Restando all’analisi dell’orologio solare nella sua fattura antica, è molto probabile che la settima linea oraria, a partire sempre dall’angolo superiore destro, già contraddistinta dal numero 15 (oggi non più visibile a causa delle lacune della superficie del marmo), fosse la linea oraria centrale del mezzogiorno (12). Se così fosse, le linee orarie contraddistinte dai numeri 9, 10, 11, 12, 13 e 14, corrisponderebbero in realtà alle ore 6, 7, 8, 9, 10 e 11, mentre quelle contraddistinte dai numeri 16, 17, 18, 19, 20, 21, corrisponderebbero alle ore 13, 14, 15, 16, 17 e 18. A tal riguardo va precisato che per essere funzionante un simile orologio solare, e con esso la linea oraria centrale del mezzogiorno, doveva essere allineato precisamente con il meridiano locale (direzione nord-sud). Un errore di pochi gradi poteva alterare la lettura dell’orologio. È molto probabile che in occasione del reimpiego dell’orologio solare questo non sia stato orientato correttamente e che l’attuale lato destro della lastra (frutto forse di una complessiva rilavorazione del manufatto originario) sia stato orientato in direzione sud. Ciò spiegherebbe perché, in virtù di questo diverso orientamento, la linea del mezzogiorno sia diventata la quarta linea oraria, contraddistinta dal numero 12, vale a dire l’originaria linea oraria delle 9.
In considerazione del fatto che l’introduzione dell’uso dei numeri arabi in Europa è avvenuta a partire dal XIII sec. è possibile che tale reimpiego dell’orologio solare antico sia avvenuto in occasione della ristrutturazione della precedente chiesa altomedievale e della costruzione del Convento ad opera degli eremiti spagnoli Giovanni di Berengario da Valencia e Pietro di Gualcerano Barbarani da Villafranca di Barcellona, alla fine del sec. XIV.

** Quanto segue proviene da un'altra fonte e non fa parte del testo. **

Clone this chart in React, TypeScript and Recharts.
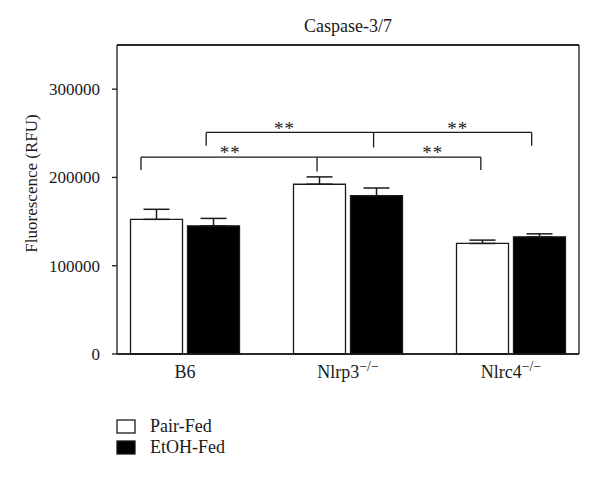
import {
  BarChart,
  Bar,
  XAxis,
  YAxis,
  ErrorBar,
  Legend,
  Label,
  ReferenceLine,
  ReferenceDot,
} from "recharts";

const groups = ["B6", "Nlrp3", "Nlrc4"];
const groupSup = ["", "\u2212/\u2212", "\u2212/\u2212"];
const seriesNames = ["Pair-Fed", "EtOH-Fed"];
const pairFed = [152500, 192300, 125200];
const pairFedErr = [11400, 8300, 3800];
const etohFed = [145200, 179300, 132700];
const etohFedErr = [8400, 8700, 3400];
const yTicks = [0, 100000, 200000, 300000];

// significance brackets, x in category units (0 = B6 centre), y in RFU
const bracketLeft = [-0.27, 0.13];
const bracketMid = [0.81, 1.157];
const bracketRight = [1.815, 2.127];
const bracketTop = [223000, 251000];
const bracketEnd = [208500, 235800];
const bracketMidEnd = [206600, 233900];
const starX = [0.277, 1.52, 0.61, 1.673];
const starY = [233500, 233500, 260800, 260800];

const FONT = "'Liberation Serif', 'DejaVu Serif', serif";
const INK = "#1a1a1a";

const data = groups.map((g, i) => ({
  group: g,
  pos: i,
  pf: pairFed[i],
  pfErr: [0, pairFedErr[i]],
  etoh: etohFed[i],
  etohErr: [0, etohFedErr[i]],
}));

function GroupTick(props: any) {
  const { x, y, index } = props;
  return (
    <text x={x} y={y + 16} textAnchor="middle" fontFamily={FONT} fontSize={18} fill={INK}>
      {groups[index]}
      {groupSup[index] && (
        <tspan dy={-7} fontSize={14}>
          {groupSup[index]}
        </tspan>
      )}
    </text>
  );
}

function LegendBox(props: any) {
  const items = [...(props.payload || [])].sort(
    (a: any, b: any) => seriesNames.indexOf(a.value) - seriesNames.indexOf(b.value)
  );
  return (
    <div style={{ fontFamily: FONT, fontSize: 18, color: INK }}>
      {items.map((it: any) => (
        <div key={it.value} style={{ display: "flex", alignItems: "center", height: 21 }}>
          <svg width={20} height={15} style={{ marginRight: 14 }}>
            <rect x={1} y={1} width={18} height={13} fill={it.color} stroke={INK} strokeWidth={1.3} />
          </svg>
          <span>{it.value}</span>
        </div>
      ))}
    </div>
  );
}

function Star(props: any) {
  return (
    <text x={props.cx} y={props.cy + 11} textAnchor="middle" fontFamily={FONT} fontSize={19} letterSpacing={1} fill={INK}>
      **
    </text>
  );
}

export default function App() {
  const pad = { left: -13.5, right: -13.5 };
  return (
    <div style={{ position: "absolute", left: 0, top: 0 }}>
      <BarChart
        width={600}
        height={481}
        data={data}
        margin={{ top: 44, right: 20, bottom: 97, left: 57 }}
        barSize={52}
        barGap={5}
      >
        <XAxis
          dataKey="group"
          padding={pad}
          tickLine={false}
          tick={<GroupTick />}
          height={30}
          stroke={INK}
          strokeWidth={1.3}
          interval={0}
        />
        <XAxis
          xAxisId="n"
          dataKey="pos"
          type="number"
          orientation="top"
          domain={[-0.5, 2.5]}
          allowDataOverflow
          padding={pad}
          height={1}
          tick={false}
          tickLine={false}
          stroke={INK}
          strokeWidth={1.3}
        >
          <Label
            content={(p: any) => (
              <text
                x={p.viewBox.x + p.viewBox.width / 2}
                y={p.viewBox.y - 12}
                textAnchor="middle"
                fontFamily={FONT}
                fontSize={18}
                fill={INK}
              >
                Caspase-3/7
              </text>
            )}
          />
        </XAxis>
        <YAxis
          domain={[0, 350000]}
          ticks={yTicks}
          width={60}
          tickSize={5}
          tickMargin={12}
          stroke={INK}
          strokeWidth={1.3}
          tick={{ fontFamily: FONT, fontSize: 17, fill: INK }}
        >
          <Label
            content={(p: any) => {
              const cx = p.viewBox.x - 26;
              const cy = p.viewBox.y + p.viewBox.height / 2 - 16;
              return (
                <text
                  x={cx}
                  y={cy}
                  transform={`rotate(-90, ${cx}, ${cy})`}
                  textAnchor="middle"
                  dominantBaseline="central"
                  fontFamily={FONT}
                  fontSize={17}
                  fill={INK}
                >
                  Fluorescence (RFU)
                </text>
              );
            }}
          />
        </YAxis>
        <YAxis
          yAxisId="r"
          orientation="right"
          width={1}
          domain={[0, 1]}
          tick={false}
          tickLine={false}
          stroke={INK}
          strokeWidth={1.3}
        />
        <Legend
          layout="vertical"
          align="center"
          verticalAlign="middle"
          content={<LegendBox />}
          wrapperStyle={{ left: 116, top: 416, width: 200, height: 44 }}
        />
        <Bar dataKey="pf" name={seriesNames[0]} fill="#ffffff" stroke={INK} strokeWidth={1.3} isAnimationActive={false}>
          <ErrorBar dataKey="pfErr" width={13} stroke={INK} strokeWidth={1.5} direction="y" />
        </Bar>
        <Bar dataKey="etoh" name={seriesNames[1]} fill="#000000" stroke={INK} strokeWidth={1.3} isAnimationActive={false}>
          <ErrorBar dataKey="etohErr" width={13} stroke={INK} strokeWidth={1.5} direction="y" />
        </Bar>
        <ReferenceLine y={0} stroke={INK} strokeWidth={1.3} />
        <ReferenceLine y={350000} stroke={INK} strokeWidth={1.3} />
        {bracketTop.map((top, i) => [
          <ReferenceLine
            key={`h${i}`}
            xAxisId="n"
            ifOverflow="visible"
            segment={[
              { x: bracketLeft[i], y: top },
              { x: bracketRight[i], y: top },
            ]}
            stroke={INK}
            strokeWidth={1.3}
          />,
          <ReferenceLine
            key={`l${i}`}
            xAxisId="n"
            ifOverflow="visible"
            segment={[
              { x: bracketLeft[i], y: top },
              { x: bracketLeft[i], y: bracketEnd[i] },
            ]}
            stroke={INK}
            strokeWidth={1.3}
          />,
          <ReferenceLine
            key={`r${i}`}
            xAxisId="n"
            ifOverflow="visible"
            segment={[
              { x: bracketRight[i], y: top },
              { x: bracketRight[i], y: bracketEnd[i] },
            ]}
            stroke={INK}
            strokeWidth={1.3}
          />,
          <ReferenceLine
            key={`m${i}`}
            xAxisId="n"
            ifOverflow="visible"
            segment={[
              { x: bracketMid[i], y: top },
              { x: bracketMid[i], y: bracketMidEnd[i] },
            ]}
            stroke={INK}
            strokeWidth={1.3}
          />,
        ])}
        {starX.map((sx, i) => (
          <ReferenceDot key={`s${i}`} xAxisId="n" ifOverflow="visible" x={sx} y={starY[i]} r={0} shape={<Star />} />
        ))}
      </BarChart>
    </div>
  );
}
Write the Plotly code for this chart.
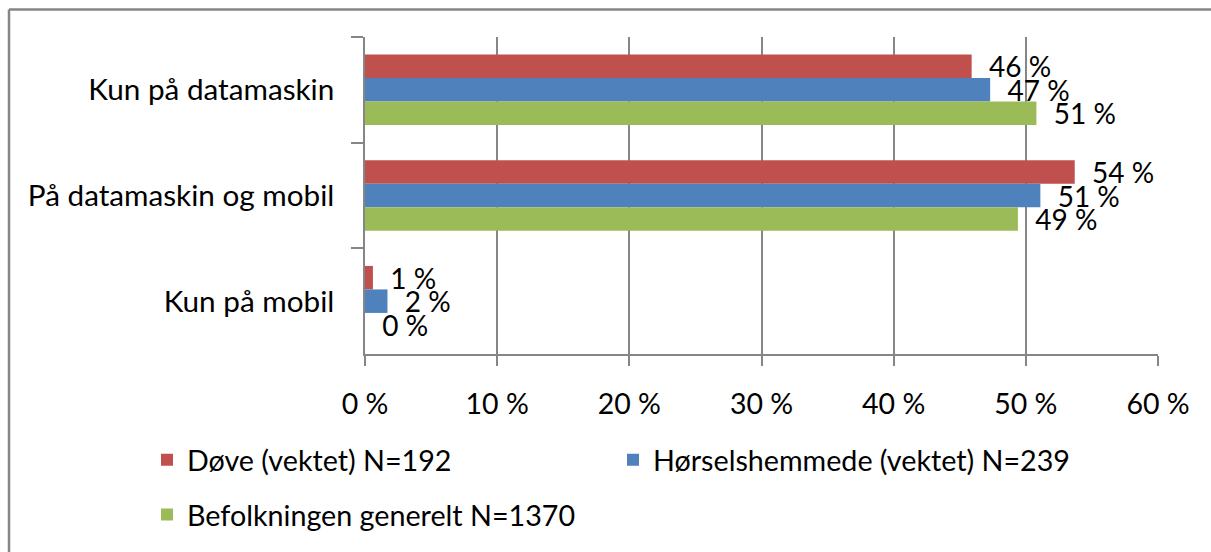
import plotly.graph_objects as go

# Categories (top to bottom) and series values in percent
categories = ["Kun på datamaskin", "På datamaskin og mobil", "Kun på mobil"]
series_names = [
    "Døve (vektet) N=192",
    "Hørselshemmede (vektet) N=239",
    "Befolkningen generelt N=1370",
]
dove = [45.9, 53.7, 0.6]
horselshemmede = [47.3, 51.1, 1.7]
befolkningen = [50.8, 49.4, 0.0]
x_ticks = [0, 10, 20, 30, 40, 50, 60]
x_tick_labels = ["0 %", "10 %", "20 %", "30 %", "40 %", "50 %", "60 %"]

colors = ["#C0504D", "#4F81BD", "#9BBB59"]
grey = "#868686"
font_family = "Lato"
W, H = 1211, 552
ML, MR, MT, MB = 365, 53, 37, 192
plot_w = W - ML - MR
plot_h = H - MT - MB


def px_to_paper_x(px):
    return (px - ML) / plot_w


def px_to_paper_y(py):
    return (H - MB - py) / plot_h


fig = go.Figure()
for name, vals, col, leg in zip(
    series_names, [dove, horselshemmede, befolkningen], colors,
    ["legend", "legend", "legend2"],
):
    fig.add_trace(go.Bar(
        y=categories, x=vals, name=name, orientation="h",
        marker=dict(color=col, line=dict(width=0)),
        texttemplate="\u00a0\u00a0%{x:.0f} %",
        textposition="outside",
        constraintext="none",
        cliponaxis=False,
        textfont=dict(family=font_family, size=28, color="black"),
        legend=leg,
    ))

fig.update_layout(
    width=W, height=H,
    margin=dict(l=ML, r=MR, t=MT, b=MB, pad=0),
    paper_bgcolor="white", plot_bgcolor="white",
    font=dict(family=font_family, size=28, color="black"),
    barmode="group", bargap=0.333, bargroupgap=0,
    xaxis=dict(
        range=[0, 60], tickmode="array", tickvals=x_ticks, ticktext=x_tick_labels,
        showgrid=True, gridcolor=grey, gridwidth=1.5,
        showline=True, linecolor=grey, linewidth=1.5,
        ticks="outside", ticklen=10, tickcolor=grey, tickwidth=1.5,
        zeroline=False, ticklabelstandoff=14,
        tickfont=dict(family=font_family, size=28.5, color="black"),
    ),
    yaxis=dict(
        categoryorder="array", categoryarray=categories, autorange="reversed",
        showline=True, linecolor=grey, linewidth=1.5,
        ticks="outside", ticklen=12, tickcolor=grey, tickwidth=1.5,
        tickson="boundaries", showgrid=False, zeroline=False,
        ticklabelstandoff=23,
        tickfont=dict(family=font_family, size=29.7, color="black"),
    ),
    legend=dict(
        orientation="h", x=px_to_paper_x(147), y=px_to_paper_y(468),
        xanchor="left", yanchor="middle",
        entrywidth=421, entrywidthmode="pixels",
        font=dict(family=font_family, size=28.7, color="black"),
        bgcolor="rgba(0,0,0,0)", itemclick=False,
    ),
    legend2=dict(
        orientation="h", x=px_to_paper_x(147), y=px_to_paper_y(524),
        xanchor="left", yanchor="middle",
        font=dict(family=font_family, size=28.7, color="black"),
        bgcolor="rgba(0,0,0,0)", itemclick=False,
    ),
    showlegend=True,
)

# Outer chart frame (left and top edges)
frame_x = px_to_paper_x(9)
frame_y = px_to_paper_y(9)
fig.add_shape(type="line", xref="paper", yref="paper",
              x0=frame_x, x1=frame_x, y0=-1, y1=frame_y,
              line=dict(color=grey, width=2.5))
fig.add_shape(type="line", xref="paper", yref="paper",
              x0=frame_x, x1=1.2, y0=frame_y, y1=frame_y,
              line=dict(color=grey, width=2.5))

fig.write_html("out.html")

Riguardo invece alla datazione dell’orologio solare antico, se è vero che a Roma gli strumenti per la misura del tempo furono introdotti già a partire dalla metà del III sec. a.C., tuttavia l’impiego del marmo, molto probabilmente lunense, ci rimanda a una datazione almeno all’età imperiale. Poiché gli orologi solari romani venivano usati in luoghi pubblici di rilievo, come il Foro, o anche in edifici pubblici e privati, in assenza di dati sulla sua provenienza è impossibile fare ipotesi sul suo originario contesto d’uso. (Stefano De Angeli)
Bibliografia: Inedito. Sugli orologi solari nel mondo greco e romano vedi: S. L. Gibbs, Greek and Roman Sundials, New Haven e London 1976; J. Bonnin, La mesure du temps dans l’Antiquité, Paris 2015.